Per farci un’idea di quali dovessero essere i volumi di diffusione dei rumores nella città di Roma, dobbiamo sforzarci di immaginare un contesto in cui non esistono forme di informazione di massa e in cui ci si informa quasi esclusivamente attraverso la comunicazione interpersonale. In un simile contesto ogni situazione di socialità si trasforma in occasione per scambiare informazioni. Le strade, le botteghe, i portici e le case sono il social network dell’antica Roma, la piattaforma reale su cui le informazioni (vere o presunte tali) e le opinioni si negoziano face to face, senza filtri. I trattati di retorica e i manuali per i candidati non lesinavano consigli su come difendersi dalla circolazione di rumores sfavorevoli: un indizio chiaro del carattere pervasivo di questo fenomeno nelle dinamiche dell’informazione.
Quali erano le principali forme di comunicazione pubblica?

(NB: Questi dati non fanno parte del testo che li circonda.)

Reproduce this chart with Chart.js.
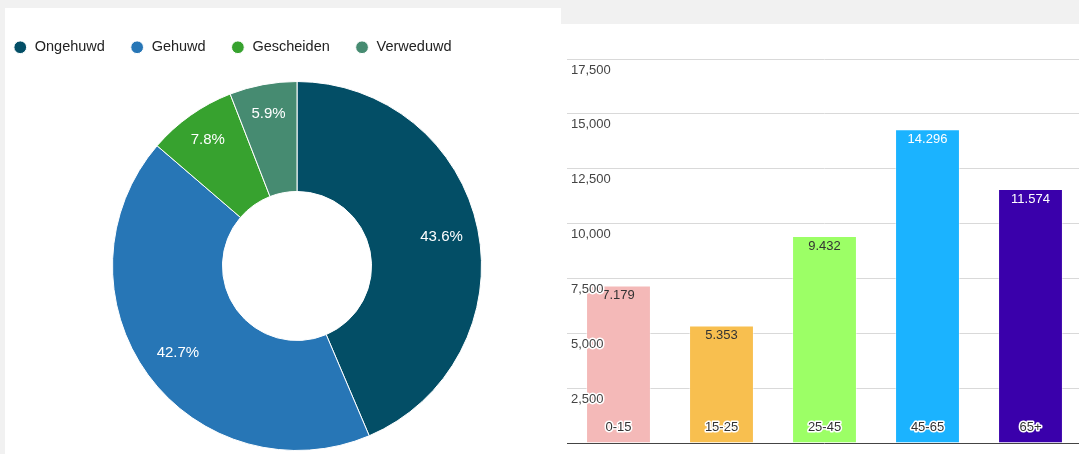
<!DOCTYPE html>
<html>
<head>
<meta charset="utf-8">
<script src="https://cdn.jsdelivr.net/npm/chart.js@4.4.1/dist/chart.umd.min.js"></script>
<style>
  body { margin: 0; width: 1079px; height: 454px; overflow: hidden; background: #f1f1f1; position: relative; }
  .panel { position: absolute; background: #fff; }
  #leftPanel { left: 5px; top: 8px; width: 556px; height: 446px; }
  #rightPanel { left: 561px; top: 24px; width: 518px; height: 430px; }
  canvas { position: absolute; }
  #pieChart { left: -12px; top: 0; }
  #barChart { left: 561px; top: 24px; }
</style>
</head>
<body>
<div class="panel" id="leftPanel"></div>
<canvas id="pieChart" width="618" height="480"></canvas>
<div class="panel" id="rightPanel"></div>
<canvas id="barChart" width="521" height="435"></canvas>
<script>
// burgerlijke staat (percentages)
const statusLabels = ["Ongehuwd", "Gehuwd", "Gescheiden", "Verweduwd"];
const statusShares = [43.6, 42.7, 7.8, 5.9];

// leeftijdsgroepen
const ageGroups = ["0-15", "15-25", "25-45", "45-65", "65+"];
const ageCounts = [7179, 5353, 9432, 14296, 11574];
const countTicks = [0, 2500, 5000, 7500, 10000, 12500, 15000, 17500];

const FONT = 'Arial, "Liberation Sans", sans-serif';
const statusColors = ["#034e66", "#2776b6", "#37a22f", "#468b71"];
const barColors = ["#f4b9b8", "#f8bf4f", "#9cff66", "#1bb3ff", "#3a00ab"];
const valueTextColors = ["#333", "#333", "#333", "#fff", "#fff"];

function groupDigits(v, sep) {
    return String(v).replace(/\B(?=(\d{3})+(?!\d))/g, sep);
}

const sliceLabels = {
    id: "sliceLabels",
    afterDatasetsDraw(chart) {
        const ctx = chart.ctx;
        const meta = chart.getDatasetMeta(0);
        ctx.save();
        ctx.font = "15px " + FONT;
        ctx.fillStyle = "#fff";
        ctx.textAlign = "center";
        ctx.textBaseline = "middle";
        meta.data.forEach((arc, i) => {
            const p = arc.getProps(["x", "y", "startAngle", "endAngle", "innerRadius", "outerRadius"], true);
            const mid = (p.startAngle + p.endAngle) / 2;
            // small slices sit a bit further out
            const r = (p.innerRadius + p.outerRadius) / 2 + (statusShares[i] < 10 ? 25 : 18);
            ctx.fillText(statusShares[i].toFixed(1) + "%", p.x + Math.cos(mid) * r, p.y + Math.sin(mid) * r);
        });
        ctx.restore();
    }
};

const barValueLabels = {
    id: "barValueLabels",
    beforeDraw(chart) {
        // round joins so the white halo round tick labels has no spikes
        chart.ctx.lineJoin = "round";
    },
    afterDatasetsDraw(chart) {
        const ctx = chart.ctx;
        const meta = chart.getDatasetMeta(0);
        ctx.save();
        ctx.font = "13px " + FONT;
        ctx.textAlign = "center";
        ctx.textBaseline = "middle";
        meta.data.forEach((bar, i) => {
            ctx.fillStyle = valueTextColors[i];
            ctx.fillText(groupDigits(ageCounts[i], "."), bar.x, bar.y + 10);
        });
        ctx.restore();
    }
};

new Chart(document.getElementById("pieChart"), {
    type: "doughnut",
    data: {
        labels: statusLabels,
        datasets: [{
            data: statusShares,
            backgroundColor: statusColors,
            borderColor: "#fff",
            borderWidth: 1,
            hoverOffset: 0
        }]
    },
    options: {
        responsive: false,
        animation: false,
        events: [],
        radius: 184.5,
        cutout: "40.4%",
        layout: { padding: { top: 15, bottom: 12.5, left: 0, right: 0 } },
        plugins: {
            legend: {
                position: "top",
                align: "start",
                labels: {
                    usePointStyle: true,
                    pointStyle: "circle",
                    boxWidth: 14.5,
                    boxHeight: 9,
                    padding: 25,
                    color: "#222",
                    font: { family: FONT, size: 14.5 }
                }
            },
            tooltip: { enabled: false }
        }
    },
    plugins: [sliceLabels]
});

new Chart(document.getElementById("barChart"), {
    type: "bar",
    data: {
        labels: ageGroups,
        datasets: [{
            data: ageCounts,
            backgroundColor: barColors,
            borderColor: "rgba(255,255,255,0.45)",
            borderWidth: 1,
            categoryPercentage: 0.63,
            barPercentage: 1
        }]
    },
    options: {
        responsive: false,
        animation: false,
        events: [],
        layout: { padding: { top: 35, left: 6, right: 0, bottom: 0 } },
        plugins: { legend: { display: false }, tooltip: { enabled: false } },
        scales: {
            x: {
                grid: { display: false, drawTicks: false },
                border: { display: false },
                ticks: {
                    mirror: true,
                    padding: 8,
                    z: 1,
                    color: "#333",
                    textStrokeColor: "#fff",
                    textStrokeWidth: 3,
                    font: { family: FONT, size: 13 }
                }
            },
            y: {
                min: 0,
                max: 17500,
                afterBuildTicks: scale => { scale.ticks = countTicks.map(v => ({ value: v })); },
                afterFit: scale => { scale.width = 0; },
                grid: {
                    drawTicks: false,
                    color: c => (c.tick && c.tick.value === 0 ? "#444" : "#d9d9d9")
                },
                border: { display: false },
                ticks: {
                    mirror: true,
                    padding: 4,
                    labelOffset: 11,
                    z: 1,
                    color: "#444",
                    textStrokeColor: "#fff",
                    textStrokeWidth: 3,
                    font: { family: FONT, size: 13 },
                    callback: v => (v === 0 ? "" : groupDigits(v, ","))
                }
            }
        }
    },
    plugins: [barValueLabels]
});
</script>
</body>
</html>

La comunicazione pubblica, intesa nella sua dimensione ufficiale, rappresentava un elemento fondante dell’ordinamento repubblicano. Si tratta di un fatto estremamente significativo rispetto alla valutazione del carattere “inclusivo” del processo politico, ma va tenuto conto che, dal punto di vista istituzionale, essa era appannaggio praticamente esclusivo del ceto politico. Se è vero che la prassi imponeva la comunicazione pubblica delle informazioni di interesse collettivo e il disbrigo dinnanzi al popolo di alcune procedure chiave nella gestione del potere, d’altra parte solo i magistrati – che erano di fatto espressione dell’élite economica – erano autorizzati a convocare le assemblee ove tali attività si svolgevano. Queste assemblee si chiamavano contiones ed è nel corso del loro svolgimento che i grandi oratori della Repubblica comunicavano alla plebe urbana la loro visione della realtà. E tuttavia sarebbe un errore concepire la comunicazione conzionale come un flusso a senso unico. Il pubblico della Tarda Repubblica era in genere molto attivo durante le assemblee conzionali ed esprimeva con molta chiarezza i suoi sentimenti rispetto a quanto udiva – specialmente se non era d’accordo. Non mancano peraltro testimonianze della propensione del pubblico ad interloquire attivamente con la tribuna, attraverso interrogazioni ed interventi che potevano provenire da gruppi o da singoli individui. Se dunque da un punto di vista formale le contiones esprimevano un rapporto di subordinazione tra le due componenti del gioco politico (élite e plebe), la prassi assembleare si adeguò all’evoluzione delle dinamiche di potere, che verso la fine della Repubblica aggiudicavano alla plebe urbana una capacità di negoziazione politica mai più raggiunta.